Work required: Without the pictures, return all of the material exactly as written.

Data provided:

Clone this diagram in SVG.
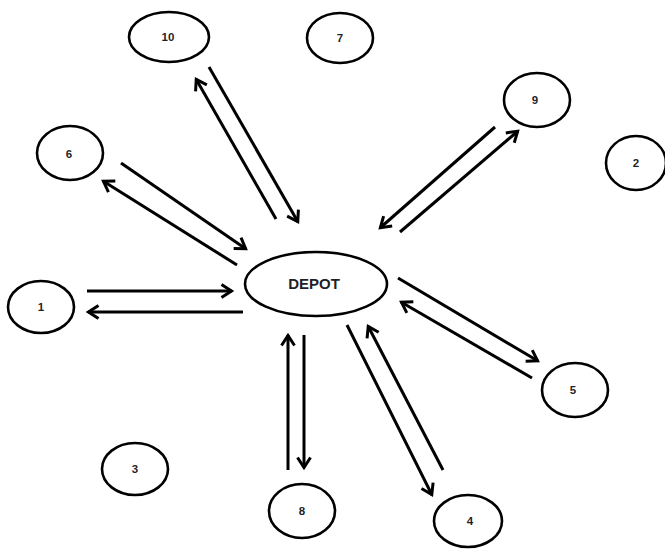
<svg xmlns="http://www.w3.org/2000/svg" width="665" height="551" viewBox="0 0 665 551">
  <style>
    .node ellipse { fill: #ffffff; stroke: #000000; stroke-width: 2.6; }
    .node text { font-family: "Liberation Sans", Arial, sans-serif; font-size: 11.5px; font-weight: bold; fill: #1f1f2a; text-anchor: middle; }
    #depot text { font-size: 15px; }
    .link { stroke: #000000; stroke-width: 3; fill: none; marker-end: url(#arrow); }
  </style>
  <defs>
    <marker id="arrow" viewBox="-13 -9 16 18" markerWidth="16" markerHeight="18" refX="0.5" refY="0" orient="auto" markerUnits="userSpaceOnUse">
      <path d="M-10,-6.5 L0,0 L-10,6.5" fill="none" stroke="#000000" stroke-width="3"/>
    </marker>
  </defs>
  <rect width="665" height="551" fill="#ffffff"/>

  <!-- connectors: each customer has an outgoing and a returning trip -->
  <g id="connectors">
    <!-- 1 -->
    <line class="link" x1="87" y1="291" x2="232" y2="291"/>
    <line class="link" x1="243" y1="312" x2="88" y2="312"/>
    <!-- 6 -->
    <line class="link" x1="121" y1="163" x2="246" y2="249"/>
    <line class="link" x1="237" y1="265" x2="103" y2="181"/>
    <!-- 10 -->
    <line class="link" x1="209" y1="67" x2="298" y2="222"/>
    <line class="link" x1="276" y1="219" x2="196" y2="79"/>
    <!-- 9 -->
    <line class="link" x1="495" y1="127" x2="380" y2="228"/>
    <line class="link" x1="400" y1="232" x2="518" y2="131"/>
    <!-- 5 -->
    <line class="link" x1="398" y1="278" x2="538" y2="361"/>
    <line class="link" x1="532" y1="378" x2="401" y2="302"/>
    <!-- 8 -->
    <line class="link" x1="288" y1="470" x2="288" y2="335"/>
    <line class="link" x1="304" y1="335" x2="304" y2="468"/>
    <!-- 4 -->
    <line class="link" x1="347" y1="325" x2="432" y2="495"/>
    <line class="link" x1="443" y1="470" x2="368" y2="326"/>
  </g>

  <g id="depot" class="node">
    <ellipse cx="316" cy="284" rx="71" ry="32"/>
    <text x="314" y="289">DEPOT</text>
  </g>
  <g id="n1" class="node">
    <ellipse cx="41" cy="307" rx="33" ry="26"/>
    <text x="41" y="311">1</text>
  </g>
  <g id="n2" class="node">
    <ellipse cx="636" cy="163" rx="30" ry="27"/>
    <text x="636" y="167">2</text>
  </g>
  <g id="n3" class="node">
    <ellipse cx="135" cy="469" rx="33" ry="26"/>
    <text x="135" y="473">3</text>
  </g>
  <g id="n4" class="node">
    <ellipse cx="468" cy="521" rx="34" ry="26"/>
    <text x="470" y="525">4</text>
  </g>
  <g id="n5" class="node">
    <ellipse cx="575" cy="390" rx="33" ry="27"/>
    <text x="573" y="394">5</text>
  </g>
  <g id="n6" class="node">
    <ellipse cx="70" cy="153" rx="33" ry="27"/>
    <text x="69" y="158">6</text>
  </g>
  <g id="n7" class="node">
    <ellipse cx="340" cy="38" rx="33" ry="25"/>
    <text x="340" y="42">7</text>
  </g>
  <g id="n8" class="node">
    <ellipse cx="302" cy="511" rx="33" ry="27"/>
    <text x="302" y="515">8</text>
  </g>
  <g id="n9" class="node">
    <ellipse cx="537" cy="100" rx="33" ry="27"/>
    <text x="535" y="104">9</text>
  </g>
  <g id="n10" class="node">
    <ellipse cx="169" cy="37" rx="40" ry="25"/>
    <text x="168" y="41">10</text>
  </g>
</svg>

Response to this exercise:
Clone this diagram in SVG.
<svg xmlns="http://www.w3.org/2000/svg" width="665" height="551" viewBox="0 0 665 551">
  <style>
    .node ellipse { fill: #ffffff; stroke: #000000; stroke-width: 2.6; }
    .node text { font-family: "Liberation Sans", Arial, sans-serif; font-size: 11.5px; font-weight: bold; fill: #1f1f2a; text-anchor: middle; }
    #depot text { font-size: 15px; }
    .link { stroke: #000000; stroke-width: 3; fill: none; marker-end: url(#arrow); }
  </style>
  <defs>
    <marker id="arrow" viewBox="-13 -9 16 18" markerWidth="16" markerHeight="18" refX="0.5" refY="0" orient="auto" markerUnits="userSpaceOnUse">
      <path d="M-10,-6.5 L0,0 L-10,6.5" fill="none" stroke="#000000" stroke-width="3"/>
    </marker>
  </defs>
  <rect width="665" height="551" fill="#ffffff"/>

  <!-- connectors: each customer has an outgoing and a returning trip -->
  <g id="connectors">
    <!-- 1 -->
    <line class="link" x1="87" y1="291" x2="232" y2="291"/>
    <line class="link" x1="243" y1="312" x2="88" y2="312"/>
    <!-- 6 -->
    <line class="link" x1="121" y1="163" x2="246" y2="249"/>
    <line class="link" x1="237" y1="265" x2="103" y2="181"/>
    <!-- 10 -->
    <line class="link" x1="209" y1="67" x2="298" y2="222"/>
    <line class="link" x1="276" y1="219" x2="196" y2="79"/>
    <!-- 9 -->
    <line class="link" x1="495" y1="127" x2="380" y2="228"/>
    <line class="link" x1="400" y1="232" x2="518" y2="131"/>
    <!-- 5 -->
    <line class="link" x1="398" y1="278" x2="538" y2="361"/>
    <line class="link" x1="532" y1="378" x2="401" y2="302"/>
    <!-- 8 -->
    <line class="link" x1="288" y1="470" x2="288" y2="335"/>
    <line class="link" x1="304" y1="335" x2="304" y2="468"/>
    <!-- 4 -->
    <line class="link" x1="347" y1="325" x2="432" y2="495"/>
    <line class="link" x1="443" y1="470" x2="368" y2="326"/>
  </g>

  <g id="depot" class="node">
    <ellipse cx="316" cy="284" rx="71" ry="32"/>
    <text x="314" y="289">DEPOT</text>
  </g>
  <g id="n1" class="node">
    <ellipse cx="41" cy="307" rx="33" ry="26"/>
    <text x="41" y="311">1</text>
  </g>
  <g id="n2" class="node">
    <ellipse cx="636" cy="163" rx="30" ry="27"/>
    <text x="636" y="167">2</text>
  </g>
  <g id="n3" class="node">
    <ellipse cx="135" cy="469" rx="33" ry="26"/>
    <text x="135" y="473">3</text>
  </g>
  <g id="n4" class="node">
    <ellipse cx="468" cy="521" rx="34" ry="26"/>
    <text x="470" y="525">4</text>
  </g>
  <g id="n5" class="node">
    <ellipse cx="575" cy="390" rx="33" ry="27"/>
    <text x="573" y="394">5</text>
  </g>
  <g id="n6" class="node">
    <ellipse cx="70" cy="153" rx="33" ry="27"/>
    <text x="69" y="158">6</text>
  </g>
  <g id="n7" class="node">
    <ellipse cx="340" cy="38" rx="33" ry="25"/>
    <text x="340" y="42">7</text>
  </g>
  <g id="n8" class="node">
    <ellipse cx="302" cy="511" rx="33" ry="27"/>
    <text x="302" y="515">8</text>
  </g>
  <g id="n9" class="node">
    <ellipse cx="537" cy="100" rx="33" ry="27"/>
    <text x="535" y="104">9</text>
  </g>
  <g id="n10" class="node">
    <ellipse cx="169" cy="37" rx="40" ry="25"/>
    <text x="168" y="41">10</text>
  </g>
</svg>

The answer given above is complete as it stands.